▸ The exercise:
Check each line below for "this" and report how many have it, nothing else.

◆ ◆ ◆ ◆

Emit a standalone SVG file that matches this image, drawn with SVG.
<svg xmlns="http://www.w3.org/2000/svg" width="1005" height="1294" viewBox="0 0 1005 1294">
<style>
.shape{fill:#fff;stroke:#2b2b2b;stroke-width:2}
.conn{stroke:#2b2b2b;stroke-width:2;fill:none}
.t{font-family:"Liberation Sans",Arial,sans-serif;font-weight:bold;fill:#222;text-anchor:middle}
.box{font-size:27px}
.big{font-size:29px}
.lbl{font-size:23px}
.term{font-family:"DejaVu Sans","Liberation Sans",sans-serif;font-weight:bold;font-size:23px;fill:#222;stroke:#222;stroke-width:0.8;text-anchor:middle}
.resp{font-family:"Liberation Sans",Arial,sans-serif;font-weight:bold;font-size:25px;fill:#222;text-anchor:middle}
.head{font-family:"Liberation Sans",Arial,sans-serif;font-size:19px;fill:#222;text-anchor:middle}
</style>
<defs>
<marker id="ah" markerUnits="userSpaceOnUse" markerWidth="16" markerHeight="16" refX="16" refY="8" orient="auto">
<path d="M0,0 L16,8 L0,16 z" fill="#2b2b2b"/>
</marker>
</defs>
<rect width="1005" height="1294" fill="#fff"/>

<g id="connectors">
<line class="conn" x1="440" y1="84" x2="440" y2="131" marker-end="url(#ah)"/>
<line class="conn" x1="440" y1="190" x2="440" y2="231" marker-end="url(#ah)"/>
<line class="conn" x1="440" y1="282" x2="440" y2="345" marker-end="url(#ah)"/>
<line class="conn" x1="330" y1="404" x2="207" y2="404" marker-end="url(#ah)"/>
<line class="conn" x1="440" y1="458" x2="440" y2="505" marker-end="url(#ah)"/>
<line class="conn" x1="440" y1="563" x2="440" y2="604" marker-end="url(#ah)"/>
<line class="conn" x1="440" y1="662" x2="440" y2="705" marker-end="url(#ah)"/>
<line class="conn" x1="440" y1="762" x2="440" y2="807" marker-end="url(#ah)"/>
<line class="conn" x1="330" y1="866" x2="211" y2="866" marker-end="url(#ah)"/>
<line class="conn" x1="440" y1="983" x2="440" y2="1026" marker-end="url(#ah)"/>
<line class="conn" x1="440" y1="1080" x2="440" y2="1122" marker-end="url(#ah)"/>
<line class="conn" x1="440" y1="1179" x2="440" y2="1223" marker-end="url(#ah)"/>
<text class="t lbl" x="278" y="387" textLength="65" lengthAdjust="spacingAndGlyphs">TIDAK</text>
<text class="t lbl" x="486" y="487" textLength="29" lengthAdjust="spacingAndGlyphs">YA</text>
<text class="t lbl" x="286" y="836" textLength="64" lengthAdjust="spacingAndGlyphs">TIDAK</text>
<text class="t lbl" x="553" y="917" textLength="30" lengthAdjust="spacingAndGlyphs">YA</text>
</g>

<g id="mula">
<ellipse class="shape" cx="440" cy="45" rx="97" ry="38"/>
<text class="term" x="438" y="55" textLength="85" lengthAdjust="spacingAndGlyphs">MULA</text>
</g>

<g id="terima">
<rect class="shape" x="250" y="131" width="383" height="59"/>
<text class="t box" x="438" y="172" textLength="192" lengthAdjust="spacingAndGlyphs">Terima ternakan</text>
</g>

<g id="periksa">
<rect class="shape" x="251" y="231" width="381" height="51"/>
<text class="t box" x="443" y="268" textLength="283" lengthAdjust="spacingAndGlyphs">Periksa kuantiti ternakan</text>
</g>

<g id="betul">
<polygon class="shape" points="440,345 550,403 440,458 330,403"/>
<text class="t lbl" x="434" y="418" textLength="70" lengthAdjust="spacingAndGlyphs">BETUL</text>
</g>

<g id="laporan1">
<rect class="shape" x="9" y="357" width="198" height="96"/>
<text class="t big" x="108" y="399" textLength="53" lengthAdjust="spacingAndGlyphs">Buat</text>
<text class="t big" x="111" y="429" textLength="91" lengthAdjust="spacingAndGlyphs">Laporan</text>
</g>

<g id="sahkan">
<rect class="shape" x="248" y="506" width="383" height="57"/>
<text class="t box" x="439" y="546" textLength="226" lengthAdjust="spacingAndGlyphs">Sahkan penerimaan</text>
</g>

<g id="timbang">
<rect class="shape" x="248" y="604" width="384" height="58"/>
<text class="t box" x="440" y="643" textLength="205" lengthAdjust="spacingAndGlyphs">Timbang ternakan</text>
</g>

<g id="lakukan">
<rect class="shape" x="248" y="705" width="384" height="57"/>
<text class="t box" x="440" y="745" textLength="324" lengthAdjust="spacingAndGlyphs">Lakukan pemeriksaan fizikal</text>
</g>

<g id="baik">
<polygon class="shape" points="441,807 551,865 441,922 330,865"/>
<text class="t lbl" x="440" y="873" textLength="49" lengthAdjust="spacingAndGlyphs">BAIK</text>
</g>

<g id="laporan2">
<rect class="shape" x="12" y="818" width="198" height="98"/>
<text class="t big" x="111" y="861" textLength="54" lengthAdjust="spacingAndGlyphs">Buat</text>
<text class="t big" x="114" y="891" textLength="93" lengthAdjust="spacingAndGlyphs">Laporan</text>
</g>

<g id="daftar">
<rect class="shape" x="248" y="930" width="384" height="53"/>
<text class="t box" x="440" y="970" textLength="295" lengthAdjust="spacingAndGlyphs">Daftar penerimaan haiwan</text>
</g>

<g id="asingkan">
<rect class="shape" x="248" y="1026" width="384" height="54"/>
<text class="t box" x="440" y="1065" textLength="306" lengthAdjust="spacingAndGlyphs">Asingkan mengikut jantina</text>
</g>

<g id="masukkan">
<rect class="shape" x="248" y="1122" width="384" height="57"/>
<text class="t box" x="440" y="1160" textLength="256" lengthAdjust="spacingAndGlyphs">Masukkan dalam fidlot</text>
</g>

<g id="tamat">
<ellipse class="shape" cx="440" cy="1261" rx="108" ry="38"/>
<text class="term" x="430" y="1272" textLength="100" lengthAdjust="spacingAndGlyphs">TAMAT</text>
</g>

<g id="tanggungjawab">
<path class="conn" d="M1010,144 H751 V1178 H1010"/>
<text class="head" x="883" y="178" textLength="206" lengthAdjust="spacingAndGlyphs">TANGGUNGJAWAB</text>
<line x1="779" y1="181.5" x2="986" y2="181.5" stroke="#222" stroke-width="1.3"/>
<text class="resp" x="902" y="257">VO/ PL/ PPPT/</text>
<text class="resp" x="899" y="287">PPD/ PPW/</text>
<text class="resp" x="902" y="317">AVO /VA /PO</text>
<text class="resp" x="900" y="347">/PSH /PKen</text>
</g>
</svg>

◆ ◆ ◆ ◆

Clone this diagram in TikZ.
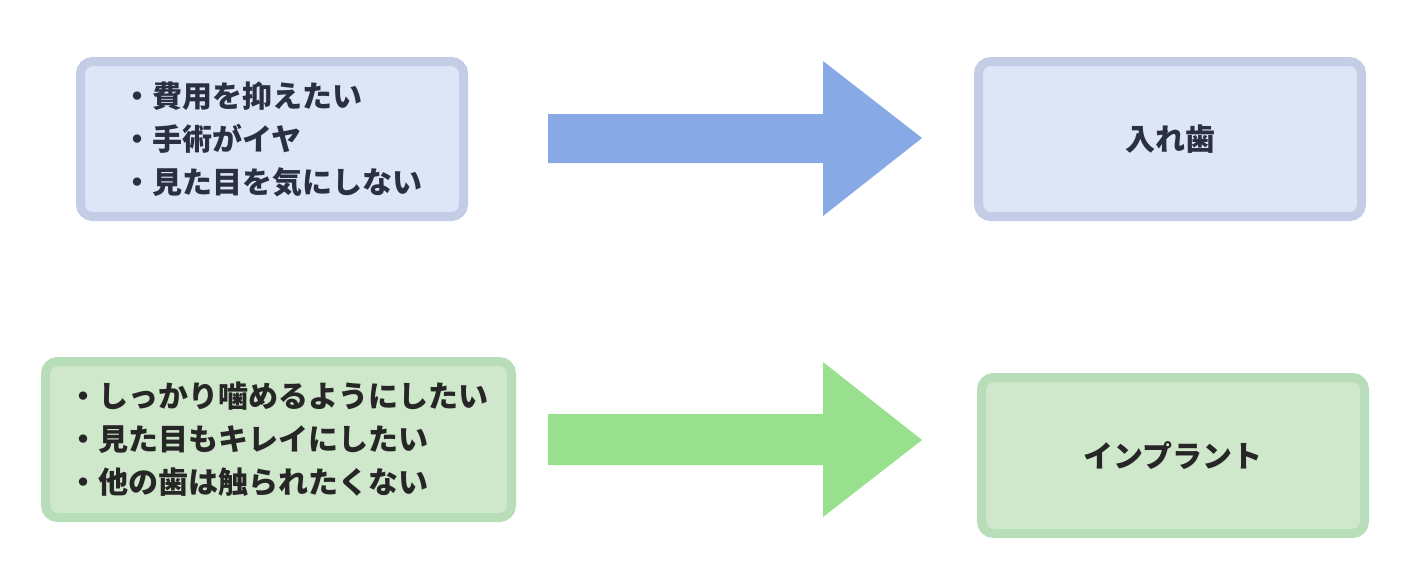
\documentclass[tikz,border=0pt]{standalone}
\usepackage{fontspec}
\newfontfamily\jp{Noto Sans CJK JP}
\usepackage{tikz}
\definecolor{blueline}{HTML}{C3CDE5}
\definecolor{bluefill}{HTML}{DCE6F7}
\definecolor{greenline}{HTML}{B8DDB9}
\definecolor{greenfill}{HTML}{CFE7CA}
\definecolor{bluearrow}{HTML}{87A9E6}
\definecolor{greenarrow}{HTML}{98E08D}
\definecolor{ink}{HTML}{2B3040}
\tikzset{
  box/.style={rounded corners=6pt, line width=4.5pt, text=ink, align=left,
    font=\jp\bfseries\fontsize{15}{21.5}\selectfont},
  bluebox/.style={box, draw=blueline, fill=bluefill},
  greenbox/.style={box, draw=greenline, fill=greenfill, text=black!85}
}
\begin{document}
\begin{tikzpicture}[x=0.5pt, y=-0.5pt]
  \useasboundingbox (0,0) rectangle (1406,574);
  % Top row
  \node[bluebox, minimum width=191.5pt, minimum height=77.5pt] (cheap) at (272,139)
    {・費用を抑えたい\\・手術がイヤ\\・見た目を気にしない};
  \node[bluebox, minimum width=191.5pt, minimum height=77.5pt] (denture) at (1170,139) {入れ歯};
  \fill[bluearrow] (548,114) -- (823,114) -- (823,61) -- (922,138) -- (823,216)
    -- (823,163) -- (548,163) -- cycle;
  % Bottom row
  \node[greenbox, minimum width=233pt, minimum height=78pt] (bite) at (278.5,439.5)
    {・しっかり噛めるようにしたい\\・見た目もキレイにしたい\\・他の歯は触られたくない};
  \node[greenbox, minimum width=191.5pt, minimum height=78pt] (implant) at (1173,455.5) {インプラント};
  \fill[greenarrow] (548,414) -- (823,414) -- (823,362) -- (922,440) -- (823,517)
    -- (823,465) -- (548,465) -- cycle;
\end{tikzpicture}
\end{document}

◆ ◆ ◆ ◆

▸ Full solution:
2